NSF EPSCoR Evaluating Interactions Between Wild Turkeys and Maine Agriculture
Historically, wild turkeys (Meleagris gallopavo) existed in significant numbers in Maine. By the early 1800’s wild turkeys in Maine were completely eliminated due to unrestricted hunting and intensive agricultural practices resulting in the reduction of forested land. Since 1880, many farms have been abandoned and much of Maine’s land has reverted back to forest greatly enhancing wild turkey reestablishment. Successful reintroduction efforts began in the 1970’s. Currently a population of over 50,000 birds can be found across all 16 counties in Maine. Due to the overwhelming success of wild Maine turkey repopulation efforts, wild turkeys were added to the MDIFW nuisance wildlife policy in 2002 and some members of Maine’s agricultural community are experiencing economic losses and other effects of an existing and expanding turkey population. In addition to crop damage, turkeys are susceptible to a number of infectious diseases and may be in close contact with hunters, agricultural workers, and other animals. The extent of agricultural habitat use, agricultural impact, population genetic structure, and pathogen and microbiotic diversity of Maine’s wild turkeys is unclear.
Our research plan involves four separate components:
- population genetic analysis of Maine wild turkeys across the state,
- tagging and GIS analysis of select turkeys,
- pathogen and microbiological screening of Maine turkeys across the state, and
- analysis of stakeholder perceptions and acceptance capacity for the reintroduction of wild turkeys in Maine via survey procedures.
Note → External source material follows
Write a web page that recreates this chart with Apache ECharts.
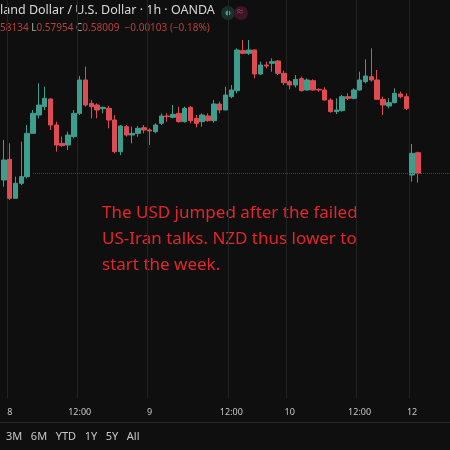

A total of 10 undergraduate interns worked on the microbiology and molecular genetics components in 2012. In addition to EPSCoR-funded undergraduate research time, 180 hours of undergraduate research time was supported by a UMS Maine Economic Improvement Fund award related to this project and 380 hours were volunteered by students or were spent doing research for credit. Data collected over the last year included the agricultural-stakeholder survey with over 300 responses, capture of domestic and wild turkeys from multiple sites in Maine, collection of —80 microbiology samples, —120 population genetics samples, —50 banded birds, and 1 satellite-receiver tagged bird.
Additional wild turkey samples are currently being located, captured, and sampled as logistics dictate. Survey results show clear concerns about the increasing turkey population in Maine from various components of Maine’s agricultural community. Laboratory work is ongoing.